╭─ ENTRIES SHOWN

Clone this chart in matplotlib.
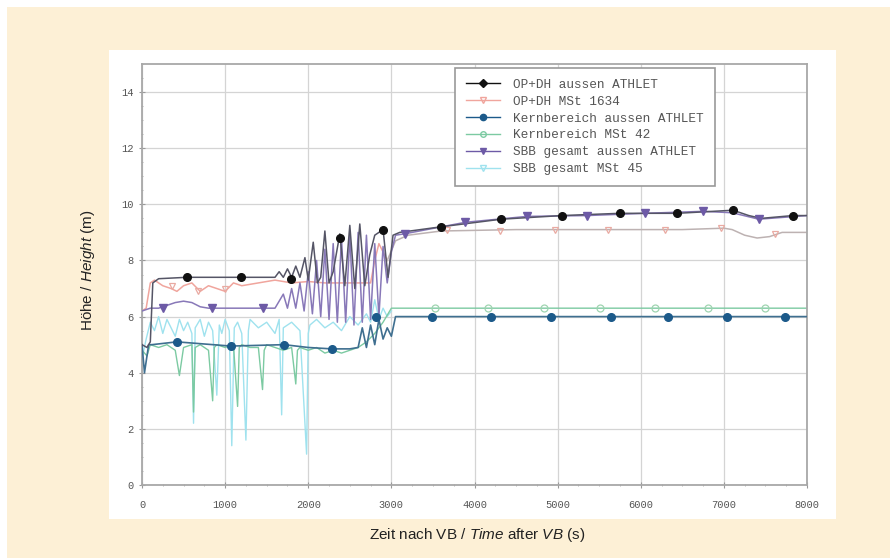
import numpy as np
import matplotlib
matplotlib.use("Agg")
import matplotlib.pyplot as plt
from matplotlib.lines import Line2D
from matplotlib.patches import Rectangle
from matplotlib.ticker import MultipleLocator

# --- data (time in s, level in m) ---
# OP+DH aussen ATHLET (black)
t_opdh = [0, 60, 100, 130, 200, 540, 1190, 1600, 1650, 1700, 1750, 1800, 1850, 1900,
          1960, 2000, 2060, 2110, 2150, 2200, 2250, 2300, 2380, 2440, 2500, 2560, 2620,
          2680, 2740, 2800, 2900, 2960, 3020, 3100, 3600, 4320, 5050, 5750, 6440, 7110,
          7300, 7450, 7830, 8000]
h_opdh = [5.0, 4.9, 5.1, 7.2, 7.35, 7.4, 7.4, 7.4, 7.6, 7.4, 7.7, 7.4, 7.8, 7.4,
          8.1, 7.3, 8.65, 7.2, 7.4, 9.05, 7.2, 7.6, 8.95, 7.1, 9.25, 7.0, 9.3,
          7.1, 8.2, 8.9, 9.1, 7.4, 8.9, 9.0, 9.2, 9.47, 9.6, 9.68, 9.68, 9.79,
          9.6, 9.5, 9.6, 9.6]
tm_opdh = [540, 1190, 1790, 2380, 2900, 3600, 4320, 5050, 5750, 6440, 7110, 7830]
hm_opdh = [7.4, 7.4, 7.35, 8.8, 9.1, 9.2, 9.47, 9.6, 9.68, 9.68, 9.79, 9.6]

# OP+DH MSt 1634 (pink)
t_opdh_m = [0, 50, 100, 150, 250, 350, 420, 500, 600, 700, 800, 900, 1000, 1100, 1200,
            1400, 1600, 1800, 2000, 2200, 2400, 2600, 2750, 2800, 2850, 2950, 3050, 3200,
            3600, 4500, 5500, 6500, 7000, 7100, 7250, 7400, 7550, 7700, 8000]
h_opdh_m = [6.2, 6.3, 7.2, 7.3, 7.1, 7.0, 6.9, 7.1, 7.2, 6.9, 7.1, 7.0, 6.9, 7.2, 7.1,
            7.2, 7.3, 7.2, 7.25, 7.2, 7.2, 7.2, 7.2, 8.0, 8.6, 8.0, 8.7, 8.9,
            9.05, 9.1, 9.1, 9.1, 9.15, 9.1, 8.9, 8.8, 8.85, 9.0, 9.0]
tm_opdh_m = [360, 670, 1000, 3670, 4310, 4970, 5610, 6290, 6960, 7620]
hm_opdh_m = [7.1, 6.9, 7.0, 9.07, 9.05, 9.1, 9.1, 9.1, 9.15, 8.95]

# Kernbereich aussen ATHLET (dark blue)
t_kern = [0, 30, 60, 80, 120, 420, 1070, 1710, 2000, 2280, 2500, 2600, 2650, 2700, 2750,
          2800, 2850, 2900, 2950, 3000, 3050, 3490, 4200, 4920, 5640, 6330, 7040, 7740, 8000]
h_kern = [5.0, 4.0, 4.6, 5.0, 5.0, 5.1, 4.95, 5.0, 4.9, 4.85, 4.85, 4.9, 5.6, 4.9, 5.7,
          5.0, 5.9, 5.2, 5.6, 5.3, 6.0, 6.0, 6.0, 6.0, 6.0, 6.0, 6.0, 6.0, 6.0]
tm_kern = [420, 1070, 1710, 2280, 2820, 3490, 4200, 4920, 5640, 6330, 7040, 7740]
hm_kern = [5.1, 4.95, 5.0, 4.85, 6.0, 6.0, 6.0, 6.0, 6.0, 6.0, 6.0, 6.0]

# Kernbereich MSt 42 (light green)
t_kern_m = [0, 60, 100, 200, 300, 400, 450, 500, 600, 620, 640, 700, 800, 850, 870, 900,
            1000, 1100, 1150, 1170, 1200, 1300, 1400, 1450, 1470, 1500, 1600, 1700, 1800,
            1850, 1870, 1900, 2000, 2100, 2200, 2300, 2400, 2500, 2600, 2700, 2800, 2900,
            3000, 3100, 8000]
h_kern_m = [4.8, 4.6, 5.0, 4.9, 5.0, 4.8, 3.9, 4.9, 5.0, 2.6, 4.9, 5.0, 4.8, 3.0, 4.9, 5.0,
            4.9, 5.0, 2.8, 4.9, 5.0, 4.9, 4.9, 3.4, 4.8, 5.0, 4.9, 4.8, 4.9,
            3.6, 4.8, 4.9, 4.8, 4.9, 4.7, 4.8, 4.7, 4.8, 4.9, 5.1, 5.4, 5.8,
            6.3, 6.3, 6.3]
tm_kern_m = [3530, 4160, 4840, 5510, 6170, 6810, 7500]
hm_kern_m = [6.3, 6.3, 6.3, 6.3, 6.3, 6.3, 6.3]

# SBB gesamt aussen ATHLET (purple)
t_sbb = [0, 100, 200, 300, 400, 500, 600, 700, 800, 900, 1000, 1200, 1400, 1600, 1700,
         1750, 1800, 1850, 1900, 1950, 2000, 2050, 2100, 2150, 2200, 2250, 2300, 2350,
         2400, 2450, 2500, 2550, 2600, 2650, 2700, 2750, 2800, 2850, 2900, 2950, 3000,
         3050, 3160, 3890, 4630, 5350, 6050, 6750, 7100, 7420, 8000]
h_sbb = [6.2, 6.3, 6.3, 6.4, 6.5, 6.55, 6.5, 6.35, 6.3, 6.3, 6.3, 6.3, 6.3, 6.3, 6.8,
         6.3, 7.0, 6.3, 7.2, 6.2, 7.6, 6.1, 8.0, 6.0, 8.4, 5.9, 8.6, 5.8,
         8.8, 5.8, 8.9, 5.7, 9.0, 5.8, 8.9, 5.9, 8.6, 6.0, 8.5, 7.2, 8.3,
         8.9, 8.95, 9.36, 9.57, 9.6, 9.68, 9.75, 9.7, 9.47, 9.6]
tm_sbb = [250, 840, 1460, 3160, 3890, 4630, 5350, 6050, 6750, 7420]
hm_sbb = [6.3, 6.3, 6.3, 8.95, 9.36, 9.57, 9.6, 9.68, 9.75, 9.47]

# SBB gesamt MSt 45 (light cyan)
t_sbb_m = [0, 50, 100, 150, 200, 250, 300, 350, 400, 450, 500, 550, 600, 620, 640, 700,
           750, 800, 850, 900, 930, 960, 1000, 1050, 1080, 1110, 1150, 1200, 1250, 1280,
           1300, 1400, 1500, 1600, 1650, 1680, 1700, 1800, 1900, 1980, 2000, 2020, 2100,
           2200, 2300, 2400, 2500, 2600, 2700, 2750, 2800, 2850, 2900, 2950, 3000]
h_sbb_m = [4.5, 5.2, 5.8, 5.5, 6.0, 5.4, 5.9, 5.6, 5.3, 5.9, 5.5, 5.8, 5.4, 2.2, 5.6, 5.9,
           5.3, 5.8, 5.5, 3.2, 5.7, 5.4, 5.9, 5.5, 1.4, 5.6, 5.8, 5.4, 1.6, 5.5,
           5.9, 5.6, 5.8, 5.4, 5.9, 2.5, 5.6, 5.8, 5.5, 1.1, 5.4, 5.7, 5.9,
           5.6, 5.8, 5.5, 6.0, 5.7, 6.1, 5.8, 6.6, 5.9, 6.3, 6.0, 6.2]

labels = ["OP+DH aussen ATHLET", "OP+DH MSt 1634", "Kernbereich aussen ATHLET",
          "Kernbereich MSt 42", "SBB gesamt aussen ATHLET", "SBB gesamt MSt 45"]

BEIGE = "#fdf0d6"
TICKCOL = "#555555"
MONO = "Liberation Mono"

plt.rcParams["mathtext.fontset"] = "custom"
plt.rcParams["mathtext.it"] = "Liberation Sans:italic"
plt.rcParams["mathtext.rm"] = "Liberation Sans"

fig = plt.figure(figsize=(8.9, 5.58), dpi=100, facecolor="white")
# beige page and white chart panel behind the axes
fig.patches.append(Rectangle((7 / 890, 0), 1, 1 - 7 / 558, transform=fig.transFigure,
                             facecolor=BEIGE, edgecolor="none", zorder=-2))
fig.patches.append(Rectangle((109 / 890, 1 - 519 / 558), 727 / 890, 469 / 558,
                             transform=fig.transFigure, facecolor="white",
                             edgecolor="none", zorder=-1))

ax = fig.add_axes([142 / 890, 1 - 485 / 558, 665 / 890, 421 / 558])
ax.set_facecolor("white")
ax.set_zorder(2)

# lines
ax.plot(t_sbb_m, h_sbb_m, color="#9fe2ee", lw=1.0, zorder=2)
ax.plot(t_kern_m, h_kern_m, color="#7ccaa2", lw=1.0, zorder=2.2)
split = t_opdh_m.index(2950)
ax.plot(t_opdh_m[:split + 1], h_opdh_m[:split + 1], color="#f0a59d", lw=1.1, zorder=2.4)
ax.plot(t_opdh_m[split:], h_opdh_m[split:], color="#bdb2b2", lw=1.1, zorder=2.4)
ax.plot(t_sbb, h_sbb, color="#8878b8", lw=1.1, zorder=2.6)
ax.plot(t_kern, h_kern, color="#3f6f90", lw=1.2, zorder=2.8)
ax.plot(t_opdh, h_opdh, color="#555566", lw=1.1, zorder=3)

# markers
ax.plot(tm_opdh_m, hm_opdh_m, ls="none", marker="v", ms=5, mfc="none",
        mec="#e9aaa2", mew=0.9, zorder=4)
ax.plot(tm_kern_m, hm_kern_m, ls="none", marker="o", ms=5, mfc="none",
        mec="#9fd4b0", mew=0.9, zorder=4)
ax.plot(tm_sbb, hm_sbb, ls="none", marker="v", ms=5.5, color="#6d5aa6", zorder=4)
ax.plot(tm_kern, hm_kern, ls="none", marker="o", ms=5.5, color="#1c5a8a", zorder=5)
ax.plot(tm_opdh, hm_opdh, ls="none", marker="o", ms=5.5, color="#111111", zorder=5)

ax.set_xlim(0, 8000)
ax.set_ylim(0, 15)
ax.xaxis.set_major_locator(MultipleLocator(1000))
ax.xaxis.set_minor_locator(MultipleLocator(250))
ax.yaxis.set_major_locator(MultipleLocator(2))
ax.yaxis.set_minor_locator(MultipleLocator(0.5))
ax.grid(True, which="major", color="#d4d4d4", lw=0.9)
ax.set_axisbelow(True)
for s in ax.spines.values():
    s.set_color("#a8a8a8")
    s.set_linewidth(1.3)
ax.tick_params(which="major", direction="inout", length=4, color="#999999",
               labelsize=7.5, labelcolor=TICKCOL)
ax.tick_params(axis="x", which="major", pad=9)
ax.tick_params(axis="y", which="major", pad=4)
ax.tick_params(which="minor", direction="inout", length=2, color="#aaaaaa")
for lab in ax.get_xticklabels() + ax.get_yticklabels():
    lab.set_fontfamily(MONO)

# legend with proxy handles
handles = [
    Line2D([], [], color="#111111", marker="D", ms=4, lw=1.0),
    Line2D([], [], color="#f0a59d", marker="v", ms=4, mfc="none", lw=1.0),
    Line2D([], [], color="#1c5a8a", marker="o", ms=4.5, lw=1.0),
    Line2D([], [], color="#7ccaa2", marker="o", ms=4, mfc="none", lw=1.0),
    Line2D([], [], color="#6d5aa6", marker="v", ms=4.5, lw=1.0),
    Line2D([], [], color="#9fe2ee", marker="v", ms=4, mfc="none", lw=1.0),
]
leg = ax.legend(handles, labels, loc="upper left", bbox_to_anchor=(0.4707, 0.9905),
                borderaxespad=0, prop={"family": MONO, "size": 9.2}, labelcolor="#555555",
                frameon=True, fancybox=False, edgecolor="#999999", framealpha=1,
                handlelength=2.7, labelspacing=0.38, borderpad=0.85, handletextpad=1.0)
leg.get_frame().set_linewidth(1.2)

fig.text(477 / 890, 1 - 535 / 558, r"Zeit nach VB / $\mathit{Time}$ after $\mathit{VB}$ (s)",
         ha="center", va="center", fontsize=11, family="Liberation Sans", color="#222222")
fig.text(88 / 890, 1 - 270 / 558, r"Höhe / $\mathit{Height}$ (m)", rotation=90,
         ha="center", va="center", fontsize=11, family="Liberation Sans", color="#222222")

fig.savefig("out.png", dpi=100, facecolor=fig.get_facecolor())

╰─
╭─ ENTRIES SHOWN

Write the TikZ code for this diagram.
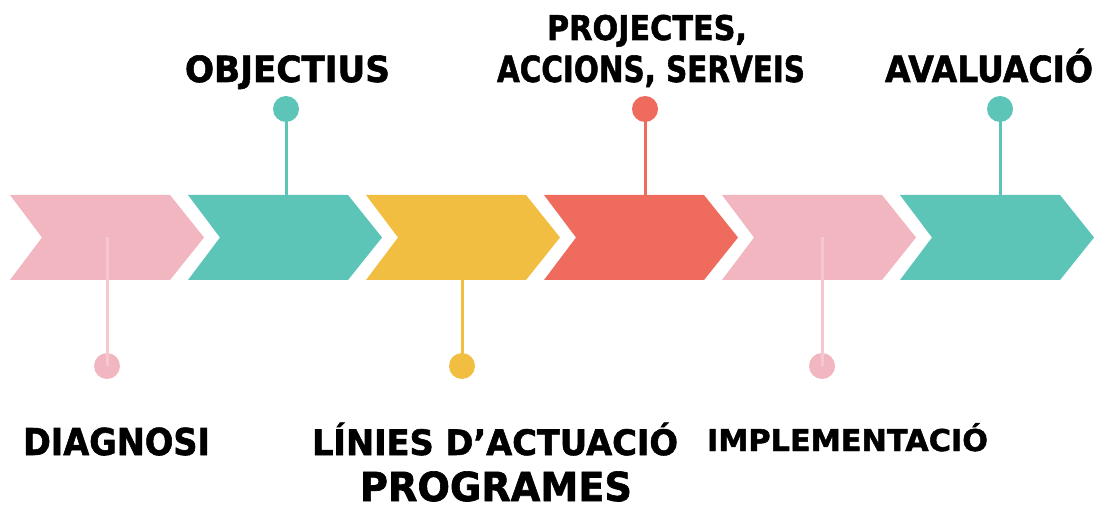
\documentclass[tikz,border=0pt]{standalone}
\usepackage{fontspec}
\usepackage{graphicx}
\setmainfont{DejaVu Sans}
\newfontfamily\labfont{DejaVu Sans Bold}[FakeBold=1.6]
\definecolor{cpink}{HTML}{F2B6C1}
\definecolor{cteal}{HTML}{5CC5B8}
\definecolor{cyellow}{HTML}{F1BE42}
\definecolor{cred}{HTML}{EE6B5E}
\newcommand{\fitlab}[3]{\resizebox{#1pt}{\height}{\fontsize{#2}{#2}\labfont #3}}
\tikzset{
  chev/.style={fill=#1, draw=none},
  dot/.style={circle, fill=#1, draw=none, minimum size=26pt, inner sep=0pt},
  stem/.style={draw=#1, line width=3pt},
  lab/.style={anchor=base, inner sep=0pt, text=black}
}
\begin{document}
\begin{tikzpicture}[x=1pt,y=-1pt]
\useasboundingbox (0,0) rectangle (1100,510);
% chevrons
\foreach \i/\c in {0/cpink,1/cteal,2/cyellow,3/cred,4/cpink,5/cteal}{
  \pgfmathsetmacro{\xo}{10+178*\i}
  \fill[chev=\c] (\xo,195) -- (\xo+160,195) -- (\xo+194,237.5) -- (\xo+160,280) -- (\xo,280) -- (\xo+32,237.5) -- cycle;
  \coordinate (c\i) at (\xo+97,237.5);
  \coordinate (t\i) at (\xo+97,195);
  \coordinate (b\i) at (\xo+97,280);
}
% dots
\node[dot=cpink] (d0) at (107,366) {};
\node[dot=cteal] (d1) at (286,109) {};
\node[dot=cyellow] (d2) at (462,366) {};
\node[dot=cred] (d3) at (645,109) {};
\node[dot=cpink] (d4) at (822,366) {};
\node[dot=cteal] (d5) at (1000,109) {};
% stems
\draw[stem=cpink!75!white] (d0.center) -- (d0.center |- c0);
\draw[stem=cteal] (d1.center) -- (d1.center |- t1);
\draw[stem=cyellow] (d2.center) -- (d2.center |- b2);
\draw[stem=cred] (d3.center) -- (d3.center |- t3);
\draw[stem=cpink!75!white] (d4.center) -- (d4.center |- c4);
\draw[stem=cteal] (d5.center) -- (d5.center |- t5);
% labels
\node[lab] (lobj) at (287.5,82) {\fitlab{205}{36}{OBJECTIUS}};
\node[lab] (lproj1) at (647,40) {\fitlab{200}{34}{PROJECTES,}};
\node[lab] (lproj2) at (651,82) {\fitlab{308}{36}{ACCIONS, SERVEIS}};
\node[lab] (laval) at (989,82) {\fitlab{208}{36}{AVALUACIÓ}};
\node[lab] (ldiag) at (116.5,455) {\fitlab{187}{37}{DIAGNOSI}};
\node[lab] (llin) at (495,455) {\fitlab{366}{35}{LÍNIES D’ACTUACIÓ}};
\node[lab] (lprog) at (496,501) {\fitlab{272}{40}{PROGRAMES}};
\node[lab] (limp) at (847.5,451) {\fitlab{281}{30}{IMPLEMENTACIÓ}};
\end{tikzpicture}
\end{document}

╰─
╭─ ENTRIES SHOWN

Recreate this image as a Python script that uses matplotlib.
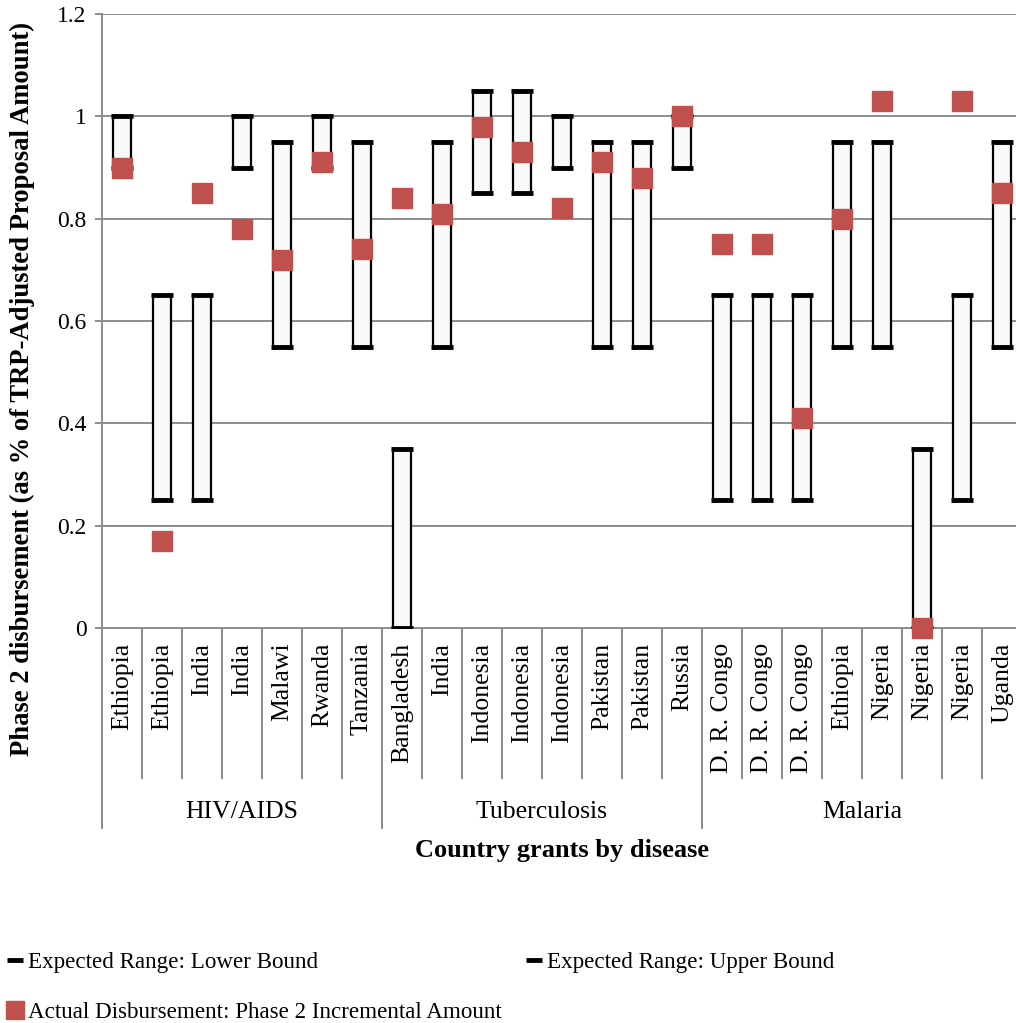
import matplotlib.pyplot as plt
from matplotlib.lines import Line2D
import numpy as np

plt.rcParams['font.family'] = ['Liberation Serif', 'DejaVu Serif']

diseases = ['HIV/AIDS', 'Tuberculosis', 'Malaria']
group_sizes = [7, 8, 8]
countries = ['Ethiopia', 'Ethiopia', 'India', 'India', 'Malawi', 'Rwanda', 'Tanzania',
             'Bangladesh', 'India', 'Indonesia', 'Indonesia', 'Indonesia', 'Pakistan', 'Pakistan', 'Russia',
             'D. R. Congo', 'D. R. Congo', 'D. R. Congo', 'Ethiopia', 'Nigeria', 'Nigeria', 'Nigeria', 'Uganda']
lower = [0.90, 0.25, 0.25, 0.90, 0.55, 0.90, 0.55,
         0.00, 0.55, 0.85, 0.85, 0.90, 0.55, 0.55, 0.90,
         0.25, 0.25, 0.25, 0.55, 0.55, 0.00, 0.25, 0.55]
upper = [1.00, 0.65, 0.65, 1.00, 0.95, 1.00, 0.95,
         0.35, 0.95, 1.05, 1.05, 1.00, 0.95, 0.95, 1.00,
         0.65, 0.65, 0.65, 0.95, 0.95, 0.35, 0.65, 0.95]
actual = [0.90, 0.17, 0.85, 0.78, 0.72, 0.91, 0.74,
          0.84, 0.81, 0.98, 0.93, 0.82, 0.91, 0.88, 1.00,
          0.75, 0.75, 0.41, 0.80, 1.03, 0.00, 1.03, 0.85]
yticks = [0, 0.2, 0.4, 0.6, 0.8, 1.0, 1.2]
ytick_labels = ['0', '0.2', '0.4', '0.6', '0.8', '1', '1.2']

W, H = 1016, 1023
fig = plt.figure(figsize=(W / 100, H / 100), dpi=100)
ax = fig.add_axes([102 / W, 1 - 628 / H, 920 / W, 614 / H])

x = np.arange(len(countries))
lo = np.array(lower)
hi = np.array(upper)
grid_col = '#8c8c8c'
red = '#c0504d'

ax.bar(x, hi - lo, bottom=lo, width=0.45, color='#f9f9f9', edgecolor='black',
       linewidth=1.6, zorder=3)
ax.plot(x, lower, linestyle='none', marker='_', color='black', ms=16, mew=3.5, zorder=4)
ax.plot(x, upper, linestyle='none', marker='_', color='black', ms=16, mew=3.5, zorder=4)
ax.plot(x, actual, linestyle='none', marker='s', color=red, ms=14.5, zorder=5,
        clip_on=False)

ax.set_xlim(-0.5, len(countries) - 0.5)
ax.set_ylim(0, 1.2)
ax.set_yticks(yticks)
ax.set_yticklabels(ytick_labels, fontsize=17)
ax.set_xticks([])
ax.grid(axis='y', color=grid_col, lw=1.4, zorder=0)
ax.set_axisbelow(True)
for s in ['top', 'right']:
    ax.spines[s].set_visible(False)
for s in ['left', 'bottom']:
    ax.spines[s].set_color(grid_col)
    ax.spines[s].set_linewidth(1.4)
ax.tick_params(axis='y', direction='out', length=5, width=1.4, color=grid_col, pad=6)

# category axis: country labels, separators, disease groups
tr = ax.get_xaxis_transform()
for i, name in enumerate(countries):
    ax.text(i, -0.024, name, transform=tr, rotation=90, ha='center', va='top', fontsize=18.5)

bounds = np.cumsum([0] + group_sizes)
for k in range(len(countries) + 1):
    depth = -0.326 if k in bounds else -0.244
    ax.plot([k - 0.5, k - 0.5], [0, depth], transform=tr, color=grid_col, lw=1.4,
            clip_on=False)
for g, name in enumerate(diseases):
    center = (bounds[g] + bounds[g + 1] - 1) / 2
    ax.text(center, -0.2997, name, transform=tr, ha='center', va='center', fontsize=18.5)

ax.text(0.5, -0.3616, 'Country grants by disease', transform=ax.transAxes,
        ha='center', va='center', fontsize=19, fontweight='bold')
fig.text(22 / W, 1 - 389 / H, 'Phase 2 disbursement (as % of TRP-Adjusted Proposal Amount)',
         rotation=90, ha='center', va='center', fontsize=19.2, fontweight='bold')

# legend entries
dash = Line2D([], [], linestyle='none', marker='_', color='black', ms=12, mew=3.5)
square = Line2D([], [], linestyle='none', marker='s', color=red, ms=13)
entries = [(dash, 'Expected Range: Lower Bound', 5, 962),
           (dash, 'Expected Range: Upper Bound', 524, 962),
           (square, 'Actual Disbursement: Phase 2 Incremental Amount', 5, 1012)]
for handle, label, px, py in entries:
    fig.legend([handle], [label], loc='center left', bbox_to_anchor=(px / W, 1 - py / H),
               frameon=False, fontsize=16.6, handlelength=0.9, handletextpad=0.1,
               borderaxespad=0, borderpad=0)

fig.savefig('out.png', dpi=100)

╰─

PROBLEM TO WORK ON -
Working from the entries above, reproduce exactly and only the lines beginning with the line that has "Clone this chart in matplotlib." and ending with the line that has "9.68, 9.79, 9.6]"; omit all pictures.

THE SOLUTION -
Clone this chart in matplotlib.
import numpy as np
import matplotlib
matplotlib.use("Agg")
import matplotlib.pyplot as plt
from matplotlib.lines import Line2D
from matplotlib.patches import Rectangle
from matplotlib.ticker import MultipleLocator

# --- data (time in s, level in m) ---
# OP+DH aussen ATHLET (black)
t_opdh = [0, 60, 100, 130, 200, 540, 1190, 1600, 1650, 1700, 1750, 1800, 1850, 1900,
          1960, 2000, 2060, 2110, 2150, 2200, 2250, 2300, 2380, 2440, 2500, 2560, 2620,
          2680, 2740, 2800, 2900, 2960, 3020, 3100, 3600, 4320, 5050, 5750, 6440, 7110,
          7300, 7450, 7830, 8000]
h_opdh = [5.0, 4.9, 5.1, 7.2, 7.35, 7.4, 7.4, 7.4, 7.6, 7.4, 7.7, 7.4, 7.8, 7.4,
          8.1, 7.3, 8.65, 7.2, 7.4, 9.05, 7.2, 7.6, 8.95, 7.1, 9.25, 7.0, 9.3,
          7.1, 8.2, 8.9, 9.1, 7.4, 8.9, 9.0, 9.2, 9.47, 9.6, 9.68, 9.68, 9.79,
          9.6, 9.5, 9.6, 9.6]
tm_opdh = [540, 1190, 1790, 2380, 2900, 3600, 4320, 5050, 5750, 6440, 7110, 7830]
hm_opdh = [7.4, 7.4, 7.35, 8.8, 9.1, 9.2, 9.47, 9.6, 9.68, 9.68, 9.79, 9.6]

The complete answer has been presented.